Desde mi cristal

Dolor, doloris

 (Dolor, del latín dolere: sufrir, y en su origen, ser golpeado)

Hace un par de semanas decidí dejar las redes sociales por un tiempo. Un dolor punzante me cerraba el estómago cada vez que recorría los muros con las noticias recientes.
Si no era por las denuncias de una chica desaparecida o hallada muerta, era por las repercusiones de un anuncio político que me llevaba con la velocidad de la sangre a revivir una caminata que hicimos una noche por las cuadras de nuestro barrio, allá por diciembre de 2001.
Una caminata para menguar la angustia, para no sentirnos paralizados en la madrugada, esos impulsos que tiene el amor, de tomarse de la mano y salir a andar, a ver si la incertidumbre cede.
No tenía hijos en esos años. No sabía nada de lo que sufrió mi padre en su último día, ni siquiera tenía la ilusión de encontrar sus restos. No me animaba a largar el trabajo para escribir, dedicarme a esto era una utopía.
Desde diciembre pasado, algunos párrafos de los muros del Facebook me llenaron de mocos la nariz como el humo de las llantas quemándose aquella noche de 2001. Otros fueron ecos de los ecos de los sonidos de los sollozos y de los gritos que también escuchamos en aquella caminata.
Y lo escribo en pasado sólo porque ya no estoy leyéndolos a diario, pero con la certeza de que la indignación por un lado -y la indiferencia y la negación por otro- continúan y continuarán.  
Cambalache, ni más ni menos.
Me dije una tarde que tanto dolor me estaba debilitando y que tengo dos hijos que cuidar. Y también mi escritura es un brote que tengo que cuidar. Cuidar como se cuidan las plantas jóvenes de la escarcha. Hoy intento ser esa “capa impermeable” que mi abuela me enseñó a poner con cuidado, para abrigar sin ahogar, para proteger sin impedirles crecer. Una capa que impide que el frío entre de golpe y congele, pero que permite que la palabra circule, que el oxígeno llegue, que la vida siga encendida.

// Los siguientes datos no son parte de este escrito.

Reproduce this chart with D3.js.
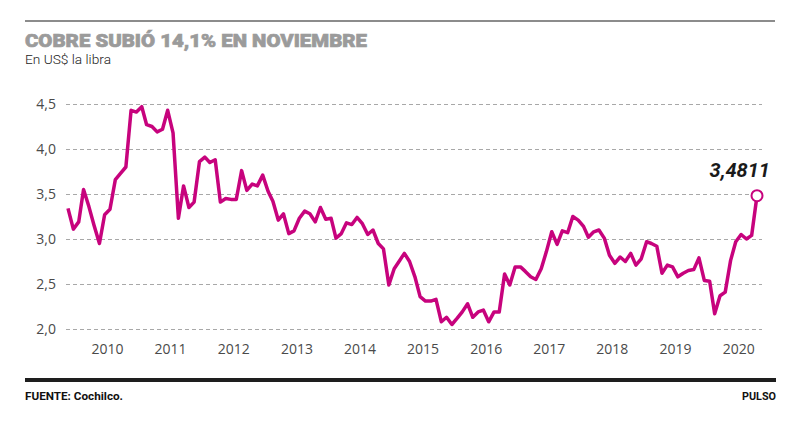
<!DOCTYPE html>
<html lang="es">
<head>
<meta charset="UTF-8">
<title>Cobre subió 14,1% en noviembre</title>
<style>
    body {
        margin: 0;
        background: #ffffff;
        font-family: Roboto, "Open Sans", Arial, sans-serif;
    }
    .tick text {
        font-family: "Open Sans", Roboto, sans-serif;
        font-size: 14px;
        fill: #4a4a4a;
    }
</style>
<script src="https://cdn.jsdelivr.net/npm/d3@7"></script>
</head>
<body>
<div id="chart"></div>
<script>

// monthly copper price, US$ per lb, Dec 2009 .. Nov 2020
var startMonth = [2009, 11];   // year, month index (0 = Jan)
var prices = [
    3.34,
    3.11, 3.19, 3.55, 3.36, 3.15, 2.95, 3.27, 3.33, 3.66, 3.73, 3.80, 4.43,
    4.41, 4.47, 4.27, 4.25, 4.19, 4.22, 4.43, 4.18, 3.23, 3.59, 3.35, 3.41,
    3.86, 3.91, 3.85, 3.88, 3.41, 3.45, 3.44, 3.44, 3.76, 3.54, 3.61, 3.59,
    3.71, 3.53, 3.42, 3.21, 3.28, 3.06, 3.09, 3.23, 3.31, 3.28, 3.19, 3.35,
    3.22, 3.23, 3.01, 3.06, 3.18, 3.16, 3.24, 3.17, 3.05, 3.10, 2.95, 2.89,
    2.49, 2.67, 2.75, 2.84, 2.75, 2.58, 2.36, 2.31, 2.31, 2.33, 2.08, 2.13,
    2.05, 2.12, 2.19, 2.28, 2.13, 2.19, 2.21, 2.08, 2.19, 2.19, 2.61, 2.49,
    2.69, 2.69, 2.64, 2.58, 2.55, 2.67, 2.86, 3.08, 2.94, 3.09, 3.07, 3.25,
    3.21, 3.14, 3.02, 3.08, 3.10, 3.01, 2.82, 2.73, 2.80, 2.75, 2.84, 2.71,
    2.78, 2.97, 2.95, 2.92, 2.62, 2.71, 2.69, 2.58, 2.62, 2.65, 2.66, 2.79,
    2.54, 2.53, 2.17, 2.37, 2.41, 2.76, 2.97, 3.05, 3.00, 3.04, 3.4811
];
var yearLabels = [2010, 2011, 2012, 2013, 2014, 2015, 2016, 2017, 2018, 2019, 2020];
var yTicks = [2.0, 2.5, 3.0, 3.5, 4.0, 4.5];
var lastLabel = "3,4811";

var width = 800, height = 423;
var lineColor = "#c7037d";

var data = prices.map(function(v, i) {
    return { date: new Date(startMonth[0], startMonth[1] + i, 1), value: v };
});

var svg = d3.select("#chart")
  .append("svg")
    .attr("width", width)
    .attr("height", height);

var x = d3.scaleTime()
    .domain([data[0].date, data[data.length - 1].date])
    .range([68, 757]);

var y = d3.scaleLinear()
    .domain([2, 4.5])
    .range([329, 104]);

// top rule + titles
svg.append("line")
    .attr("x1", 25).attr("x2", 775)
    .attr("y1", 21).attr("y2", 21)
    .attr("stroke", "#8c8c8c")
    .attr("stroke-width", 2);

svg.append("text")
    .attr("x", 25)
    .attr("y", 47)
    .attr("font-size", 19)
    .attr("font-weight", 900)
    .attr("fill", "#9b9b9b")
    .attr("stroke", "#9b9b9b")
    .attr("stroke-width", 0.7)
    .attr("textLength", 342)
    .attr("lengthAdjust", "spacingAndGlyphs")
    .text("COBRE SUBIÓ 14,1% EN NOVIEMBRE");

svg.append("text")
    .attr("x", 25)
    .attr("y", 64)
    .attr("font-size", 13)
    .attr("font-weight", 300)
    .attr("fill", "#222")
    .attr("textLength", 86)
    .attr("lengthAdjust", "spacingAndGlyphs")
    .text("En US$ la libra");

// y grid
var yAxis = svg.append("g")
    .attr("transform", "translate(66,0)")
    .call(d3.axisLeft(y)
        .tickValues(yTicks)
        .tickSize(-696)
        .tickPadding(10)
        .tickFormat(function(d) { return d3.format(".1f")(d).replace(".", ","); }));
yAxis.select(".domain").remove();
yAxis.selectAll(".tick line")
    .attr("stroke", "#a8a8a8")
    .attr("stroke-dasharray", "4,3");

// x labels
var xAxis = svg.append("g")
    .attr("transform", "translate(0,341)")
    .call(d3.axisBottom(x)
        .tickValues(yearLabels.map(function(yr) { return new Date(yr, 6, 15); }))
        .tickSize(0)
        .tickFormat(d3.timeFormat("%Y")));
xAxis.select(".domain").remove();

// price line
var line = d3.line()
    .x(function(d) { return x(d.date); })
    .y(function(d) { return y(d.value); });

svg.append("path")
    .datum(data)
    .attr("fill", "none")
    .attr("stroke", lineColor)
    .attr("stroke-width", 3.5)
    .attr("stroke-linejoin", "round")
    .attr("d", line);

var last = data[data.length - 1];
svg.append("circle")
    .attr("cx", x(last.date))
    .attr("cy", y(last.value))
    .attr("r", 5.5)
    .attr("fill", "#fff")
    .attr("stroke", lineColor)
    .attr("stroke-width", 2);

svg.append("text")
    .attr("x", 770)
    .attr("y", 177)
    .attr("text-anchor", "end")
    .attr("font-size", 20)
    .attr("font-weight", 700)
    .attr("font-style", "italic")
    .attr("fill", "#1a1a1a")
    .text(lastLabel);

// footer
svg.append("line")
    .attr("x1", 25).attr("x2", 776)
    .attr("y1", 380).attr("y2", 380)
    .attr("stroke", "#1e1e1e")
    .attr("stroke-width", 4);

svg.append("text")
    .attr("x", 25)
    .attr("y", 400)
    .attr("font-size", 11)
    .attr("font-weight", 700)
    .attr("fill", "#111")
    .attr("textLength", 98)
    .attr("lengthAdjust", "spacingAndGlyphs")
    .text("FUENTE: Cochilco.");

svg.append("text")
    .attr("x", 776)
    .attr("y", 400)
    .attr("text-anchor", "end")
    .attr("font-size", 11)
    .attr("font-weight", 700)
    .attr("fill", "#111")
    .attr("textLength", 34)
    .attr("lengthAdjust", "spacingAndGlyphs")
    .text("PULSO");
</script>
</body>
</html>
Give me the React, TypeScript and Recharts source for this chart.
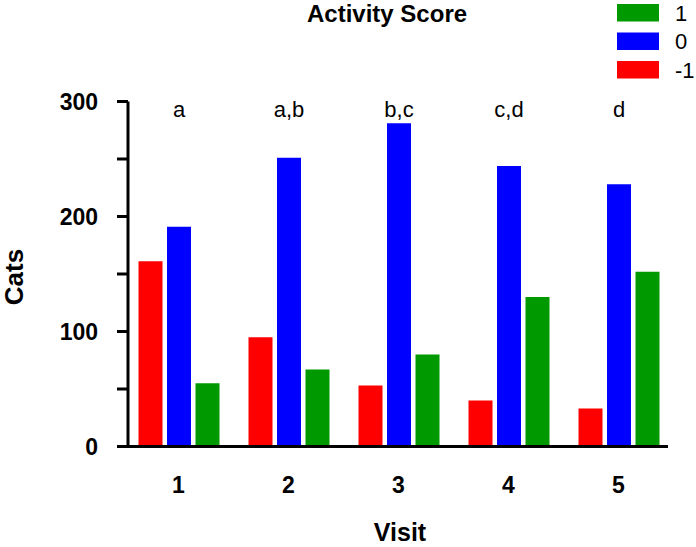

Hace un rato leí en Página/12 que otro eslabón más de la cadena de búsqueda de los nietos se está quebrando y entró el dolor en mí con la potencia de una trompada en la panza.
Leí que es una medida ordenada por la misma mujer que estuvo de acuerdo en que a nuestros viejos les rebajaran la jubilación, entre tantas medidas irrespetuosas por los derechos humanos que tomó durante su carrera política.
En los otros diarios ni mencionan su decisión de “desarticular” la dirección de derechos humanos del Ministerio de Seguridad.
Y entonces me vuelve a la memoria una escena vivida hace pocos años en un pueblo sojero de Santa Fe -Bigand, si la memoria no me falla- al que fuimos a presentar el libro “Quien soy” con Mario Méndez e Irene Singer, de la mano del sindicato de docentes de Casilda. Allí una profesora nos preguntó para qué le iba a servir a una persona de cuarenta años, con la vida hecha, con familia propia, saber su identidad biológica. Muchos adolescentes aplaudieron, no sé si apoyando lo dicho por su profe para complacerla o porque pensaban lo mismo. Yo intenté explicar el sentido que para mí tiene saber quien soy, pero sé que las palabras no significan igual para todas las personas. Sé que la escucha es subjetiva. Sé que escuchar al otro cuesta esfuerzo, y poca gente se toma con gusto ese esfuerzo.
No creo haber logrado nada en esos oídos que aplaudieron. Patricia Bullrich también debe pensar como esa oscura profesora. Y yo lo lamento tanto. Lo lamento tanto.
No solo lo lamento porque las Abuelas merecen encontrar a sus nietos para mimarlos y para entregarles sus recuerdos. No es solo porque de la impunidad no nace un crecimiento social, porque todos merecemos que la impunidad termine. Por supuesto que no lograr justicia duele.
Pero sobre todo lamento estas decisiones políticas por las personas a las que se les obstaculiza la posibilidad de dudar y de nadar contra corriente para hallar su calma, para resolver esas incertidumbres que les rondan siempre que se sientan a comer “en familia” y algo, allá lejitos, -apenas llama de vela en medio de un desierto a oscuras- les dice que no pertenecen a ese lugar. Por esas personas que tienen, sí, cuarenta años -o casi- y que tal vez tengan hijos que también merecen saber quiénes son, yo lamento profundamente lo que está pasando hoy.
Ojalá, aunque se esfuercen en romper la cadena que paso a paso Abuelas, Hijos y Familiares fuimos construyendo durante treinta y tres años de democracia, estos políticos no logren apagar esas preguntas.
Somos muchos los que queremos encontrarlos.
Somos muchos los que arrimaremos las emociones para que las dudas sigan encendiéndose, para que los encuentros no se apaguen nunca más.